Dictation Mode for Emacs

There is a wide range of input mechanisms for computers, starting with keyboards (which are relatively mature) and extending to various types of neural interfaces (currently under research). Speech lies somewhere on this spectrum with a lot of promises but still not much to show for. Keeping accessibility aspects aside, I think speech is mature enough to be used for drafting ideas and taking notes. Maybe not so much for structured writing like programming or final versions of most prose.

We have transcription tools that can work as dictation interfaces but they inevitably make mistakes and mishandle speech disfluencies, fixing which offline takes a lot of additional time. I wanted to explore augmenting transcription tools with LLMs to enable real-time edits. If done well this should feel as if you are talking to a human writer.

I had this idea for some time but kept delaying this for many months. Finally I stopped thinking about it altogether when I saw Aqua Voice launch. Recently I got some free time so attempted this as I needed a dictation tool for Emacs, which is where I do all of my writings.

1. esi-dictate.el

I wrote a small Emacs package here that works by adding a minor mode where spoken words enter your buffer at an independent voice cursor¹ and the entered text is corrected in real time based on your [voice] instructions. Here are a few screencasts:

Figure 1: [With audio] The ⤳ symbol shows the voice cursor. Underlined text is used as voice context for the LLM. I can move around with my text cursor to make fixes if needed. The LLM does general fixes as well as following explicit instructions.

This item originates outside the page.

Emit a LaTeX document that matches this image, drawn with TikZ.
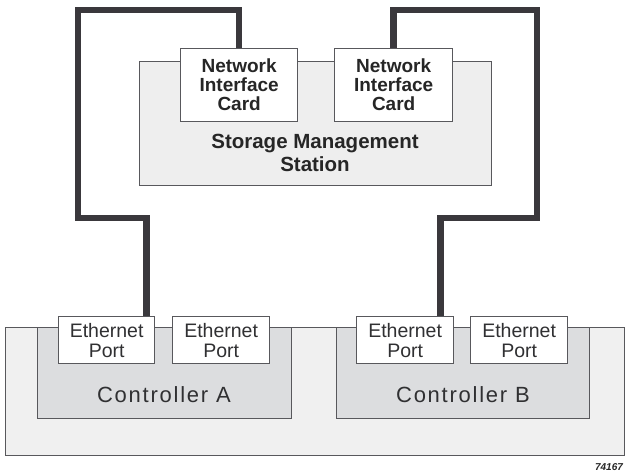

Figure 2: [No audio] You can set mark to move the position of voice cursor. This will also reset the voice context.

Figure 3: [No audio] Extending the idea of mark, setting a region will change the voice context. I try translation in this example which is not something the LLM is instructed to do, therefore the mess.

Earlier I experimented with an explicit command mode where you need to press a hotkey to specify that you are going to make a correction from that moment in time. But this became very annoying to use and the LLM (gpt-4o-mini) was generally good enough to detect what's an instruction and what's not.

2. Future Improvements

From UX perspective², I think this flow is good enough for me but I suspect that I am not at the sweet spot yet. A major gain at this point will come from latency improvements in both ASR and LLM. Some of that is achievable by making good use of asynchronous calls, caching, etc.

Furthermore, while the code for this package is open-source it's still not a nice FOSS since it depends on Deepgram and OpenAI's services, both of which I want to swap out with lightweight on-device or self-hosted alternatives. There are also a few minor bugs that pop up when voice and text cursor's actions conflict. I will resolve these in due time.

Footnotes:

Thanks to Nemo for suggesting multiple cursors.

Thanks to Unnu for helping me refine this.